→ **SUPPLIED MATERIAL**:
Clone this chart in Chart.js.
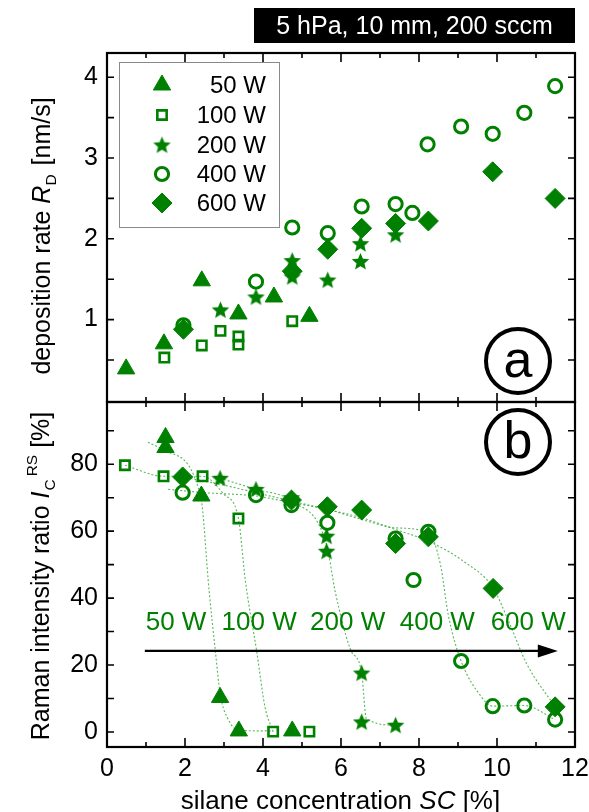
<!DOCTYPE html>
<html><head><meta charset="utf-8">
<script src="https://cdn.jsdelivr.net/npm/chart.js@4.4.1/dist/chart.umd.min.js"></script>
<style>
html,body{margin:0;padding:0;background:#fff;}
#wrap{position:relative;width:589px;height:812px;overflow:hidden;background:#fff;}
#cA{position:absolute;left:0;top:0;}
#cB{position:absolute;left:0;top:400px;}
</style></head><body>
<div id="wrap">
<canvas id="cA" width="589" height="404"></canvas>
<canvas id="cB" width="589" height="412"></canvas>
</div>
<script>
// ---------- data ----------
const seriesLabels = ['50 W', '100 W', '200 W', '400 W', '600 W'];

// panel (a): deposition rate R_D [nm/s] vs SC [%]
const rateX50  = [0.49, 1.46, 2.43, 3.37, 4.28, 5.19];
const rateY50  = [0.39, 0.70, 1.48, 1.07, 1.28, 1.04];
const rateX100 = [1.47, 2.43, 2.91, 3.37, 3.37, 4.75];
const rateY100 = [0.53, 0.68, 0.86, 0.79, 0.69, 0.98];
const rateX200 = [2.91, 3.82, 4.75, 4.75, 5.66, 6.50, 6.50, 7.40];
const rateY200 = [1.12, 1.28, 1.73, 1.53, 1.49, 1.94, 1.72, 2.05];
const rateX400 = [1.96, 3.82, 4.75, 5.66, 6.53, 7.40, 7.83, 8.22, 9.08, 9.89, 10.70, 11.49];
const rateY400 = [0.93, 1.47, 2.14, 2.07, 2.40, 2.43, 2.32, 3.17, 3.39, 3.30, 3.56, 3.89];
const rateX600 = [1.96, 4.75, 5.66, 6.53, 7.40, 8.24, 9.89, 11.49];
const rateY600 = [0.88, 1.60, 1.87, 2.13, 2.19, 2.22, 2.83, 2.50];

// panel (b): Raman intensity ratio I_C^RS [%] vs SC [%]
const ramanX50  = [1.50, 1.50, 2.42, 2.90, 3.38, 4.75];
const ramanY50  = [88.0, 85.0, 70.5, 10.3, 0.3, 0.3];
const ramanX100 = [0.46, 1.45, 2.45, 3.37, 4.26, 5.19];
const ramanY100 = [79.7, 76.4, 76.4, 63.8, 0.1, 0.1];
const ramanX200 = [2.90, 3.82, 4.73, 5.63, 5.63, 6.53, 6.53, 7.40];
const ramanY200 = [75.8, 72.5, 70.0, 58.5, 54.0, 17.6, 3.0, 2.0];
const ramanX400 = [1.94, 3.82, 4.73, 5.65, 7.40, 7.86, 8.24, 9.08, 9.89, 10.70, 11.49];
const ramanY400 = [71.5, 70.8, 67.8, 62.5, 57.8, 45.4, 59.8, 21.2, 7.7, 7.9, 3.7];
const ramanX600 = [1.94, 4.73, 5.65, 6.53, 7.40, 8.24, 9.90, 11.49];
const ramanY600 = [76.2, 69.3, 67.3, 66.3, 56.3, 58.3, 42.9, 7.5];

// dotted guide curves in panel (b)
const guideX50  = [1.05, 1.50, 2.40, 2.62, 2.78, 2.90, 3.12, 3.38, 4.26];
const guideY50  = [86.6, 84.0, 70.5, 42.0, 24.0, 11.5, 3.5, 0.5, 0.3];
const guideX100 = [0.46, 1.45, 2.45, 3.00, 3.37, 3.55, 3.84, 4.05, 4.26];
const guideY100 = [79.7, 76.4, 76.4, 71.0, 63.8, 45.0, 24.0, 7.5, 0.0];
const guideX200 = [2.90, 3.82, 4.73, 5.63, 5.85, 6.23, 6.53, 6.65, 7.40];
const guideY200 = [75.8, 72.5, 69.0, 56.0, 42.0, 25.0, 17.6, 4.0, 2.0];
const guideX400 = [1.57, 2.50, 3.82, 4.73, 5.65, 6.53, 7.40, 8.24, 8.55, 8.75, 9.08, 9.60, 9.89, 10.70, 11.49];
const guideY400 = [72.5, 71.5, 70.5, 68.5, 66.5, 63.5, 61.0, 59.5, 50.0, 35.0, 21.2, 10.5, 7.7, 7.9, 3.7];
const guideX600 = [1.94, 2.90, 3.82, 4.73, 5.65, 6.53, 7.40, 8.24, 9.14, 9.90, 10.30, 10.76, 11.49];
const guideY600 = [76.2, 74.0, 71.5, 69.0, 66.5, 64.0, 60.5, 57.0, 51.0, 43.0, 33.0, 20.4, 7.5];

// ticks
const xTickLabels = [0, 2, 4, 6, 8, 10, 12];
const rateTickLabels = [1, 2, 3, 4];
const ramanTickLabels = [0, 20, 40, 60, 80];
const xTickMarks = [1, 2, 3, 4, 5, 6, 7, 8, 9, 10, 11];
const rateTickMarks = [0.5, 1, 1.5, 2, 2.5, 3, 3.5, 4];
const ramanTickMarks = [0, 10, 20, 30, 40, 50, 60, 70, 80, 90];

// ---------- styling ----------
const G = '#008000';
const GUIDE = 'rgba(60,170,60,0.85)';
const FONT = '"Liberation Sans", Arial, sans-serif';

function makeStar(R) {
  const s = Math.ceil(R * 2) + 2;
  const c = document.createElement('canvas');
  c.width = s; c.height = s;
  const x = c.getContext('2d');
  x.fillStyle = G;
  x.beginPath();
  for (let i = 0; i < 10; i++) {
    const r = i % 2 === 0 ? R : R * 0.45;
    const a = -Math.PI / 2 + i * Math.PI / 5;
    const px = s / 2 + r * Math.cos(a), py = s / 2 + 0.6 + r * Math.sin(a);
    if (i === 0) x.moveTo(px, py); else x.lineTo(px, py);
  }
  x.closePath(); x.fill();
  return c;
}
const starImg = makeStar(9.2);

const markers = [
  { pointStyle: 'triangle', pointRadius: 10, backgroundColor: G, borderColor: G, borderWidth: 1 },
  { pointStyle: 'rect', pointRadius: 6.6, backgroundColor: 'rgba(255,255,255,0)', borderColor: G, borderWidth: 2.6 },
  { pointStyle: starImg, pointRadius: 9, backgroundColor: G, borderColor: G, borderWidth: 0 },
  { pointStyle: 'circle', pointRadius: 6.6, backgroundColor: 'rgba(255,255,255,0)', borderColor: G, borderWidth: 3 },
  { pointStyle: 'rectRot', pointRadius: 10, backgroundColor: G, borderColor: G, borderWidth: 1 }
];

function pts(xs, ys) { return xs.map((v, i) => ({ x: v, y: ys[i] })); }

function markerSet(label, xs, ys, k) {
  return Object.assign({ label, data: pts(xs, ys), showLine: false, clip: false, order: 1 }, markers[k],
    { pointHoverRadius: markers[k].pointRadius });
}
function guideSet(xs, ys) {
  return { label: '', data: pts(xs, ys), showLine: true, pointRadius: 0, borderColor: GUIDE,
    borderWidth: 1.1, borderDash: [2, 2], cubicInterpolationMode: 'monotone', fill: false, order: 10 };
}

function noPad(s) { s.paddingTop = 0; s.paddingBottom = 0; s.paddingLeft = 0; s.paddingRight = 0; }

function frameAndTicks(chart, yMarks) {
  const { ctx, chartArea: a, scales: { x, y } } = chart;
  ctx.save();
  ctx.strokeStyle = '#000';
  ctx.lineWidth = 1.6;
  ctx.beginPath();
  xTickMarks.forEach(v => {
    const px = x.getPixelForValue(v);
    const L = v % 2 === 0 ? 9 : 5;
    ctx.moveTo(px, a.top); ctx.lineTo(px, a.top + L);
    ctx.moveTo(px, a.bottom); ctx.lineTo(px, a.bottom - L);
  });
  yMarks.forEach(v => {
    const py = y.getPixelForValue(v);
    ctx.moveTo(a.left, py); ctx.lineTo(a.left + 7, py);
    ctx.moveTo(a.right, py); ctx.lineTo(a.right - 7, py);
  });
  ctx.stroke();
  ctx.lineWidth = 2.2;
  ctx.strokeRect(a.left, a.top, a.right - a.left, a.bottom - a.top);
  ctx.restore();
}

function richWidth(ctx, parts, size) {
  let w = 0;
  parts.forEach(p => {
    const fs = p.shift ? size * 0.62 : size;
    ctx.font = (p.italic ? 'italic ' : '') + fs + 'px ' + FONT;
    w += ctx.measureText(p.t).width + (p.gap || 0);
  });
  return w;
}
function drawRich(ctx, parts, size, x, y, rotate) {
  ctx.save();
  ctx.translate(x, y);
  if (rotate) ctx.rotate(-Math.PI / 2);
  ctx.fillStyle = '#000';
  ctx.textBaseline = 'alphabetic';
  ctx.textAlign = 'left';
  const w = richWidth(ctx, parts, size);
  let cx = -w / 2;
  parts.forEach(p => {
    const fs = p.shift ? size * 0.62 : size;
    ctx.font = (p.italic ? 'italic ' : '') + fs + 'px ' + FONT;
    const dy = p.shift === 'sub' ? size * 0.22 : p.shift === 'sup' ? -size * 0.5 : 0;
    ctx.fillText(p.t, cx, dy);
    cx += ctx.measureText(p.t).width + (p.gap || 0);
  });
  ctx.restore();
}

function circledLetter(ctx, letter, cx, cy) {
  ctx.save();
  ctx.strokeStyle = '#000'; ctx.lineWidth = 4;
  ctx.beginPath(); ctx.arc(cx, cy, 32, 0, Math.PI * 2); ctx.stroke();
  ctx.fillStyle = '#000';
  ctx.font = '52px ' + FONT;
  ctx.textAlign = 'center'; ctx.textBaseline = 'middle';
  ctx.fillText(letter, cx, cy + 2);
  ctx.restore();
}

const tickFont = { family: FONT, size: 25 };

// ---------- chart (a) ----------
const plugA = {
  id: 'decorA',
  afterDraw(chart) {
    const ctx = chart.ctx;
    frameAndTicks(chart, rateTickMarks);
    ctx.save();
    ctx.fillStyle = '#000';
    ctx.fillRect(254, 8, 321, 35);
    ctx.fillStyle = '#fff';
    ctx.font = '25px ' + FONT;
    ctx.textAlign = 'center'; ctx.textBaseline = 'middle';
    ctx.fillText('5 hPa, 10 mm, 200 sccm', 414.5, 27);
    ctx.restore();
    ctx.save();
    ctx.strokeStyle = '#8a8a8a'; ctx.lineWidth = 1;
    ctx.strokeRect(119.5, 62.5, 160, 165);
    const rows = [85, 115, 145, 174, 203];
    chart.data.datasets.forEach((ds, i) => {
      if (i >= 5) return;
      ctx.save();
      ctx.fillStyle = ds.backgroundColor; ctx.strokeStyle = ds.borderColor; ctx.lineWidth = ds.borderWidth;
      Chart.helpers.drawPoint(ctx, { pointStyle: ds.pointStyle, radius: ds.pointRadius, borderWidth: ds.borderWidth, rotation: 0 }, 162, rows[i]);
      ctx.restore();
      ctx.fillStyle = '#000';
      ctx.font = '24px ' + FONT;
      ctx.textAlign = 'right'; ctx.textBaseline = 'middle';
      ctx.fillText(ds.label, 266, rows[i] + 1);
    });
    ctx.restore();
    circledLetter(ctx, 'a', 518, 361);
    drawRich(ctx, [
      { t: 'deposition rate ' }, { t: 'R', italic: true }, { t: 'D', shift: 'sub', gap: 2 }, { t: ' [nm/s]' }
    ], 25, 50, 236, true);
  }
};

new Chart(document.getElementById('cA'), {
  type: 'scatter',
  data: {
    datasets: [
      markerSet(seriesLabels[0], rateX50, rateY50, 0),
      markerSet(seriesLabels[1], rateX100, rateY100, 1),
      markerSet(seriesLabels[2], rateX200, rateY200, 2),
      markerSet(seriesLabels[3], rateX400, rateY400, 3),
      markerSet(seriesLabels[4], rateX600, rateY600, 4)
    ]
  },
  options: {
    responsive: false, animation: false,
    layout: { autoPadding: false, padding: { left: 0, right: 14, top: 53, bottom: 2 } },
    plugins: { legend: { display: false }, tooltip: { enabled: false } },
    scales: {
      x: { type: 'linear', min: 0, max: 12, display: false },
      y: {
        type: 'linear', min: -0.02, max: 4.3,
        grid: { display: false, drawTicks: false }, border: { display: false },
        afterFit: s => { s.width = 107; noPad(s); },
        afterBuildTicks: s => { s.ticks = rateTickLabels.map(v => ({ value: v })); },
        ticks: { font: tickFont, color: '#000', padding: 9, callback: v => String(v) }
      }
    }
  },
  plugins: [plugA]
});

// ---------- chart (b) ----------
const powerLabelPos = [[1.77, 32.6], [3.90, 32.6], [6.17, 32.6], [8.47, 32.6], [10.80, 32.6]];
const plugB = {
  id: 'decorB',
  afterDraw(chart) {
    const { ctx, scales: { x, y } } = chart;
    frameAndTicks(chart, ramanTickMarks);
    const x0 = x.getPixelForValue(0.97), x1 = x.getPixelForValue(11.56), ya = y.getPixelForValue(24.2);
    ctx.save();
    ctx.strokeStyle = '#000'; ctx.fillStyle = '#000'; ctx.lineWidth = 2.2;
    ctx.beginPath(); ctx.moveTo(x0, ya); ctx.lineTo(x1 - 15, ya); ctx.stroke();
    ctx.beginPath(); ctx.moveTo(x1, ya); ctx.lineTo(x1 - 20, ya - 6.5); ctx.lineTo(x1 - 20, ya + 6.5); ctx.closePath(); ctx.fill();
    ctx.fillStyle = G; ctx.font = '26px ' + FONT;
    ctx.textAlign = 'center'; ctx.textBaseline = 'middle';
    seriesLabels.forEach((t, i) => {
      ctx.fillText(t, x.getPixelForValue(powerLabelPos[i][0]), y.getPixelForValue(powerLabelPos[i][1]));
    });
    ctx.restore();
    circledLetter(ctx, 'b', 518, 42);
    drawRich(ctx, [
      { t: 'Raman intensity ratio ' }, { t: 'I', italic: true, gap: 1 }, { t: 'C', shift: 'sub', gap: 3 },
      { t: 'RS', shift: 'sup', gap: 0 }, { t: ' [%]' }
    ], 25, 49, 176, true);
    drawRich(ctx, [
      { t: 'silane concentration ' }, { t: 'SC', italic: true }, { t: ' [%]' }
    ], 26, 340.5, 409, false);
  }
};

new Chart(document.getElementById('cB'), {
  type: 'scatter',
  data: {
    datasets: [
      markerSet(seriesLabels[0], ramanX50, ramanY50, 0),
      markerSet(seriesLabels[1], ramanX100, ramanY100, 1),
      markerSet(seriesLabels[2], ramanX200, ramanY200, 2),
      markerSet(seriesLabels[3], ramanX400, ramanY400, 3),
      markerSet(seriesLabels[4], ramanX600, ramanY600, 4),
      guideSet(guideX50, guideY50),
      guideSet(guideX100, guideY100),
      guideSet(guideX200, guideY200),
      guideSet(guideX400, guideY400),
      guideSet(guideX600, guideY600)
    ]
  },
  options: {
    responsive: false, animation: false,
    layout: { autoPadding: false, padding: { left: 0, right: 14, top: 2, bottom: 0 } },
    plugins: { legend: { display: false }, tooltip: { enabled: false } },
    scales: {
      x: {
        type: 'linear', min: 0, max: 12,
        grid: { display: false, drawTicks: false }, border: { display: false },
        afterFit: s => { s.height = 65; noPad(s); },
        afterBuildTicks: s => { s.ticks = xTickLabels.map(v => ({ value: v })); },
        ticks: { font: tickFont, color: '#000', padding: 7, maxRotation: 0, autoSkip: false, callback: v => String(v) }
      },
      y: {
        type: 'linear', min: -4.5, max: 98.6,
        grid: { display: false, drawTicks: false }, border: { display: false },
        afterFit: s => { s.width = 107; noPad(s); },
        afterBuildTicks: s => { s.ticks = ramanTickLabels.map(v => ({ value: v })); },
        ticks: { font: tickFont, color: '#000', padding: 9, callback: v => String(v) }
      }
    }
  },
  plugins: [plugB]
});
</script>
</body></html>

→ **YOUR TASK**: Exactly reproduce the run of lines from the start of the listing through the line with "const seriesLabels = ['50", inclusive; pictures are not copied.

→ **TASK RESULT**:
Clone this chart in Chart.js.
<!DOCTYPE html>
<html><head><meta charset="utf-8">
<script src="https://cdn.jsdelivr.net/npm/chart.js@4.4.1/dist/chart.umd.min.js"></script>
<style>
html,body{margin:0;padding:0;background:#fff;}
#wrap{position:relative;width:589px;height:812px;overflow:hidden;background:#fff;}
#cA{position:absolute;left:0;top:0;}
#cB{position:absolute;left:0;top:400px;}
</style></head><body>
<div id="wrap">
<canvas id="cA" width="589" height="404"></canvas>
<canvas id="cB" width="589" height="412"></canvas>
</div>
<script>
// ---------- data ----------
const seriesLabels = ['50 W', '100 W', '200 W', '400 W', '600 W'];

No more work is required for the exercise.